**Your goal**
Copy out each line of the data that holds the word "matplotlib".

**Given data**
-- Begin --

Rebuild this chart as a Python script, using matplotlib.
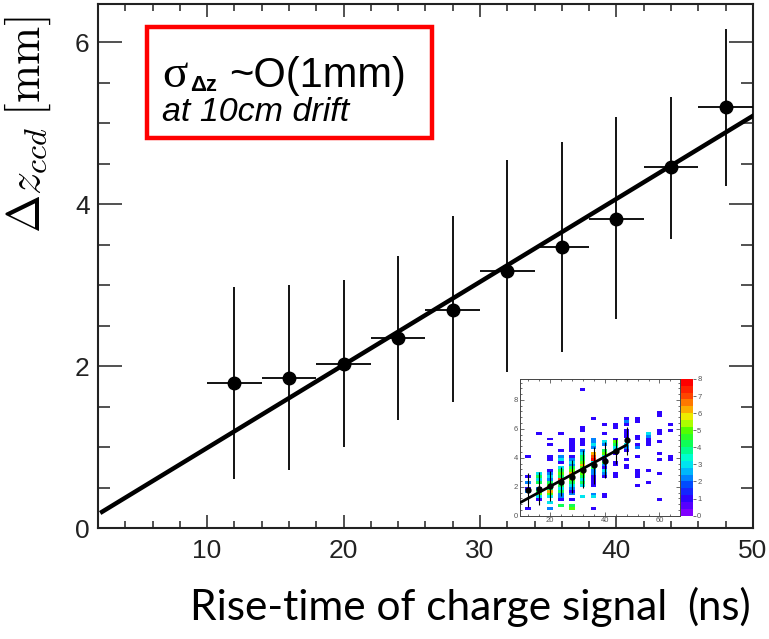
import numpy as np
import matplotlib
matplotlib.use('Agg')
import matplotlib.pyplot as plt
from matplotlib.patches import Rectangle
from matplotlib.colors import LinearSegmentedColormap
from matplotlib.ticker import MultipleLocator

plt.rcParams['mathtext.fontset'] = 'cm'
plt.rcParams['font.family'] = ['Liberation Sans', 'DejaVu Sans']

# main profile points
rise_time = [12, 16, 20, 24, 28, 32, 36, 40, 44, 48]
dz_mean = [1.79, 1.85, 2.03, 2.35, 2.69, 3.17, 3.47, 3.81, 4.46, 5.20]
dz_low = [0.60, 0.72, 1.00, 1.33, 1.56, 1.93, 2.17, 2.58, 3.57, 4.22]
dz_high = [2.98, 3.00, 3.06, 3.36, 3.85, 4.54, 4.77, 5.07, 5.32, 6.16]
bin_half = 2.0

# linear fit
fit_a = -0.036
fit_b = 0.1025
fit_range = [2.3, 50]

# inset 2D histogram: column centre -> (y, counts)
inset_cols = [12, 16, 20, 24, 28, 32, 36, 40, 44, 48, 52, 56, 60, 64]
inset_cells = [
    [(4.0, 1), (2.6, 1), (2.2, 2), (1.8, 1), (1.6, 2), (0.4, 1)],
    [(5.6, 1), (2.8, 3), (2.6, 4), (2.4, 3), (2.2, 4), (1.8, 2), (1.6, 4),
     (1.4, 5), (1.2, 3), (1.0, 1)],
    [(5.2, 1), (4.8, 1), (4.0, 1), (3.8, 1), (3.0, 1), (2.8, 2), (2.6, 3),
     (2.4, 2), (2.2, 4), (2.0, 5), (1.8, 4), (1.6, 6), (1.4, 5), (1.2, 3),
     (0.8, 3), (0.4, 2)],
    [(5.6, 1), (4.4, 1), (4.0, 2), (3.8, 3), (3.6, 1), (3.2, 3), (3.0, 4),
     (2.8, 5), (2.6, 4), (2.4, 7), (2.2, 5), (2.0, 4), (1.8, 3), (1.6, 4),
     (1.4, 2), (1.2, 2), (1.0, 1), (0.6, 4)],
    [(5.2, 1), (5.0, 1), (4.8, 1), (4.6, 1), (4.4, 1), (4.0, 1), (3.8, 2),
     (3.6, 3), (3.4, 2), (3.2, 4), (3.0, 5), (2.8, 6), (2.6, 4), (2.4, 5),
     (2.2, 4), (2.0, 3), (1.8, 2), (1.6, 1), (1.4, 2), (1.0, 1), (0.6, 4),
     (0.4, 5)],
    [(8.6, 1), (6.0, 1), (5.8, 1), (5.2, 1), (5.0, 1), (4.8, 1), (4.4, 2),
     (4.2, 3), (4.0, 4), (3.8, 4), (3.6, 5), (3.4, 6), (3.2, 5), (3.0, 4),
     (2.8, 5), (2.6, 4), (2.4, 3), (2.2, 4), (2.0, 3), (1.2, 3)],
    [(6.6, 1), (5.2, 2), (5.0, 2), (4.8, 3), (4.6, 2), (4.2, 6), (4.0, 7),
     (3.8, 8), (3.6, 3), (3.4, 3), (3.2, 4), (3.0, 2), (2.8, 2), (2.6, 1),
     (2.4, 1), (2.2, 1), (2.0, 1), (1.4, 2), (1.2, 3), (0.4, 1)],
    [(6.2, 1), (5.6, 1), (5.0, 3), (4.8, 2), (4.4, 4), (4.2, 5), (4.0, 3),
     (3.8, 1), (3.6, 4), (3.4, 2), (3.2, 1), (3.0, 3), (2.8, 2), (2.6, 1),
     (1.4, 1), (1.2, 1)],
    [(6.2, 1), (6.0, 1), (5.2, 1), (5.0, 5), (4.8, 4), (4.6, 3), (4.4, 3),
     (4.2, 1), (3.6, 1), (3.4, 1), (2.8, 1), (2.6, 1)],
    [(6.6, 1), (6.4, 2), (6.2, 1), (5.8, 1), (5.6, 1), (5.4, 1), (4.8, 3),
     (4.6, 2), (4.4, 1), (3.8, 1), (3.4, 1), (3.2, 1)],
    [(6.6, 1), (6.4, 1), (5.4, 1), (5.2, 1), (4.8, 1), (4.6, 2), (4.0, 1),
     (3.0, 1), (2.8, 1), (2.6, 1), (2.0, 1)],
    [(5.6, 3), (5.4, 2), (5.2, 1), (5.0, 1), (4.8, 1), (3.0, 1), (2.2, 1)],
    [(7.0, 1), (6.8, 1), (5.8, 1), (5.6, 1), (5.0, 1), (4.2, 1), (3.8, 1),
     (2.8, 1), (1.0, 1)],
    [(6.2, 1), (5.8, 1), (4.0, 1), (3.8, 1)],
]

fig = plt.figure(figsize=(7.69, 6.39), dpi=100)
ax = fig.add_axes([0.1274, 0.1737, 0.8516, 0.82])

yerr = [np.subtract(dz_mean, dz_low), np.subtract(dz_high, dz_mean)]
ax.errorbar(rise_time, dz_mean, xerr=bin_half, yerr=yerr, fmt='o',
            color='black', ms=9, elinewidth=1.3, capsize=0, zorder=3)
fx = np.array(fit_range)
ax.plot(fx, fit_a + fit_b * fx, color='black', lw=3.2, zorder=4)

ax.set_xlim(2, 50)
ax.set_ylim(0, 6.47)
ax.xaxis.set_major_locator(MultipleLocator(10))
ax.xaxis.set_minor_locator(MultipleLocator(2))
ax.yaxis.set_major_locator(MultipleLocator(2))
ax.yaxis.set_minor_locator(MultipleLocator(0.5))
ax.tick_params(which='both', direction='in', top=True, right=True,
               colors='#222222', labelsize=19, width=1.1)
ax.tick_params(axis='x', which='major', length=9.5, pad=8)
ax.tick_params(axis='x', which='minor', length=5)
ax.tick_params(axis='y', which='major', length=17, pad=6)
ax.tick_params(axis='y', which='minor', length=8.5)
for s in ax.spines.values():
    s.set_linewidth(1.5)
    s.set_color('#222222')

# red annotation box
ax.add_patch(Rectangle((0.0748, 0.744), 0.435, 0.212, transform=ax.transAxes,
                       facecolor='white', edgecolor='#ff0000', lw=3.2,
                       zorder=5))
ax.text(0.098, 0.842, 'σ', transform=ax.transAxes, fontsize=34,
        family='Liberation Serif', va='baseline', zorder=6)
ax.text(0.141, 0.834, 'Δz', transform=ax.transAxes, fontsize=16,
        weight='bold', va='baseline', zorder=6)
ax.text(0.200, 0.842, '~O(1mm)', transform=ax.transAxes, fontsize=30,
        va='baseline', zorder=6)
ax.text(0.098, 0.777, 'at 10cm drift', transform=ax.transAxes, fontsize=24.5,
        style='italic', va='baseline', zorder=6)

fig.text(0.036, 0.804, r'$\Delta z_{ccd}\;[\mathrm{mm}]$', rotation=90,
         fontsize=33, ha='center', va='center')
fig.text(0.247, 0.0297, 'Rise-time of charge signal', family='Lato',
         fontsize=30.5, va='baseline')
fig.text(0.893, 0.0297, '(ns)', family='Lato', fontsize=30, va='baseline')

# inset histogram
ins = fig.add_axes([0.6758, 0.193, 0.2085, 0.214])
cax = fig.add_axes([0.8852, 0.193, 0.016, 0.214])
xedges = np.arange(9, 68, 2)
yedges = np.arange(0, 9.61, 0.2)
H = np.zeros((len(yedges) - 1, len(xedges) - 1))
for xc, cells in zip(inset_cols, inset_cells):
    ix = int((xc - 9) // 2)
    for yv, c in cells:
        H[int(round(yv / 0.2)), ix] = c
H = np.ma.masked_equal(H, 0)

root_cmap = LinearSegmentedColormap.from_list('root', [
    (0.0, '#8000ff'), (0.1, '#3000ff'), (0.2, '#0040ff'), (0.3, '#00a8ff'),
    (0.4, '#00ffe8'), (0.5, '#00ff70'), (0.62, '#40ff00'), (0.72, '#e8ff00'),
    (0.8, '#ffa000'), (0.9, '#ff4000'), (1.0, '#ff0000')], N=20)
mesh = ins.pcolormesh(xedges, yedges, H, cmap=root_cmap, vmin=0, vmax=8)
ins.errorbar(rise_time, dz_mean, yerr=yerr, fmt='o', color='black', ms=3.5,
             elinewidth=0.8, capsize=0, zorder=3)
ix_fit = np.array([9, 48])
ins.plot(ix_fit, fit_a + fit_b * ix_fit, color='black', lw=2, zorder=4)
ins.set_xlim(9, 67.5)
ins.set_ylim(0, 9.45)
ins.xaxis.set_major_locator(MultipleLocator(20))
ins.xaxis.set_minor_locator(MultipleLocator(4))
ins.yaxis.set_major_locator(MultipleLocator(2))
ins.yaxis.set_minor_locator(MultipleLocator(0.4))
ins.tick_params(which='both', direction='in', top=True, right=True,
                labelsize=5.5, colors='#555555', width=0.6, pad=1)
ins.tick_params(which='major', length=3)
ins.tick_params(which='minor', length=1.5)
for s in ins.spines.values():
    s.set_linewidth(0.7)
    s.set_color('#444444')

cb = fig.colorbar(mesh, cax=cax, ticks=range(9))
cb.outline.set_visible(False)
cax.tick_params(labelsize=5.5, colors='#555555', length=2, width=0.6, pad=1)

fig.savefig('out.png', dpi=100)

-- End --

**Response below**
Rebuild this chart as a Python script, using matplotlib.
import matplotlib
matplotlib.use('Agg')
import matplotlib.pyplot as plt
from matplotlib.patches import Rectangle
from matplotlib.colors import LinearSegmentedColormap
from matplotlib.ticker import MultipleLocator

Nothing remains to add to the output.